Clearly, then, it could not be Mr. Murray's official chief who gave him this advice. Who was it? And what was the exact nature of the advice given? Until we have some precise information on this head, I shall take leave to doubt whether this statement is more accurate than those which I have previously cited.
Whether such advice was wise or foolish, just or immoral, depends entirely on the motive of the person who gave it. If he meant to suggest to Mr. Murray that it might be wise for a young and comparatively unknown man to walk warily, when he proposed to attack a generalisation based on many years' labour of one undoubtedly competent person, and fortified by the independent results of the many years' labour of another undoubtedly competent person; and even, if necessary, to take two whole years in fortifying his position, I think that such advice would have been sagacious and kind. I suppose that there are few working men of science who have not kept their ideas to themselves, while gathering and sifting evidence, for a much longer period than two years.
If, on the other hand, Mr. Murray was advised to delay the publication of his criticisms, simply to save Mr. Darwin's credit and to preserve some reputation for infallibility, which no one ever heard of, then I have no hesitation in declaring that his adviser was profoundly dishonest, as well as extremely foolish; and that, if he is a man of science, he has disgraced his calling.
But, after all, this supposed scientific Achitophel has not yet made good the primary fact of his existence. Until the needful proof is forthcoming, I think I am justified in suspending my judgment as to whether he is much more than an anti-scientific myth. I leave it to the Duke of Argyll to judge of the extent of the obligation under which, for his own sake, he may lie to produce the evidence on which his aspersions of the honour of scientific men are based. I cannot pretend that we are seriously disturbed by charges which every one who is acquainted with the truth of the matter knows to be ridiculous; but mud has a habit of staining if it lies too long, and it is as well to have it brushed off as soon as may be.

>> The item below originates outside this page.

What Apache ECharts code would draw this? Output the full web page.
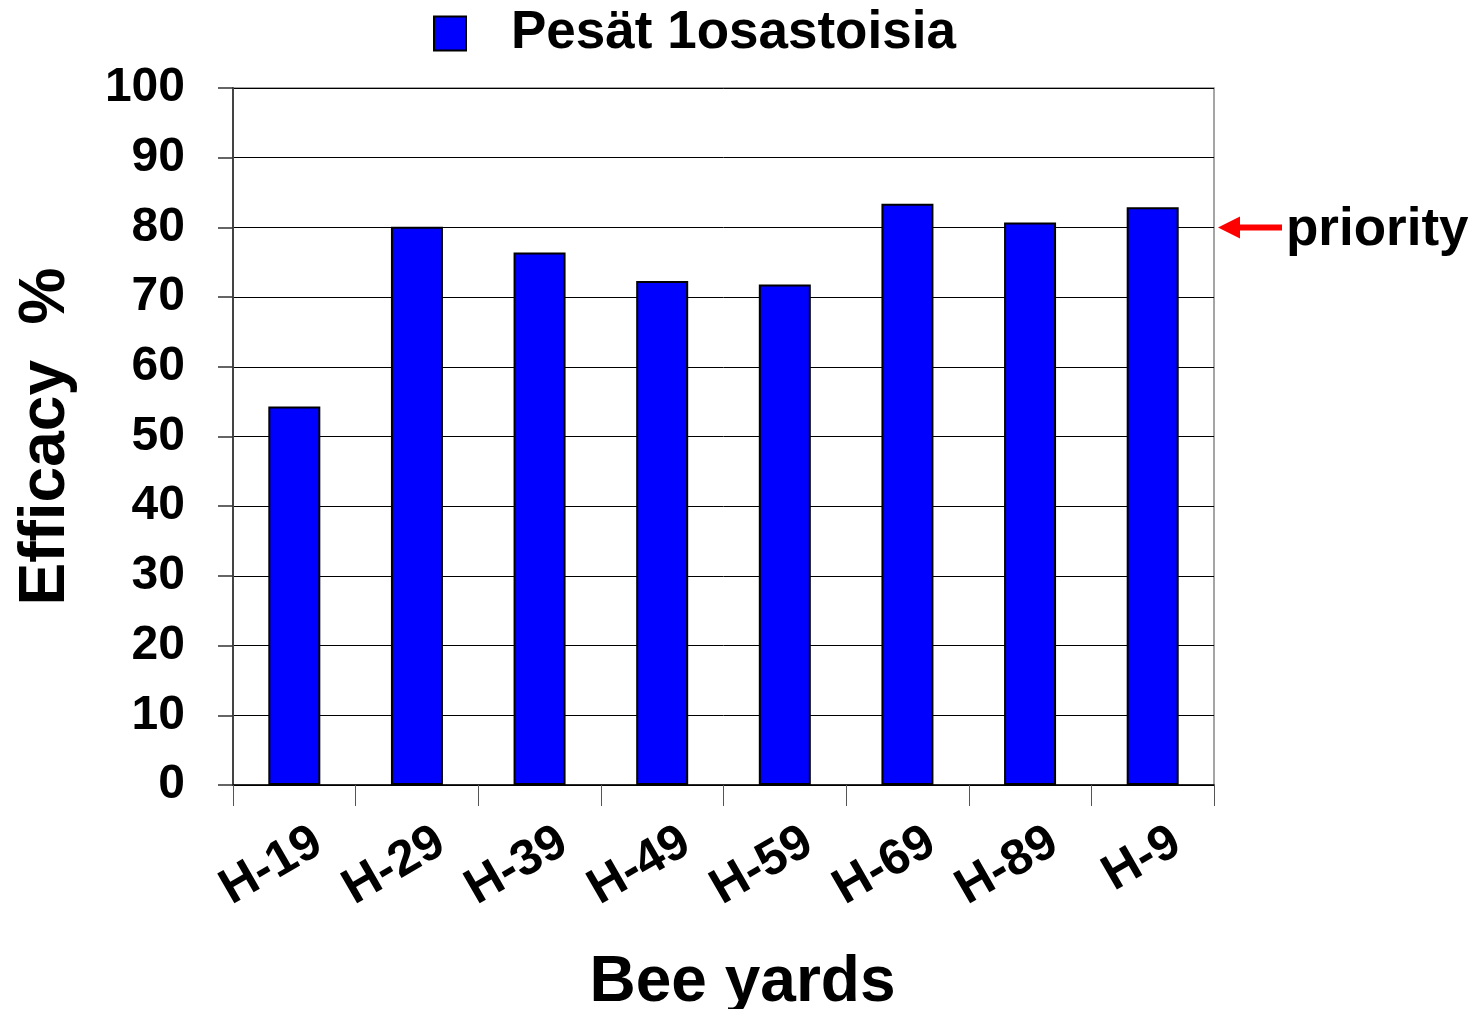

So much for the "Great Lesson." It is followed by a "Little Lesson," apparently directed against my infallibility--a doctrine about which I should be inclined to paraphrase Wilkes's remark to George the Third, when he declared that he, at any rate, was not a Wilkite. But I really should be glad to think that there are people who need the warning, because then it will be obvious that this raking up of an old story cannot have been suggested by a mere fanatical desire to damage men of science. I can but rejoice, then, that these misguided enthusiasts, whose faith, in me has so far exceeded the bounds of reason, should be set right. But that "want of finish" in the matter of accuracy which so terribly mars the effect of the "Great Lesson," is no less conspicuous in the case of the "Little Lesson," and, instead of setting my too fervent disciples right, it will set them wrong.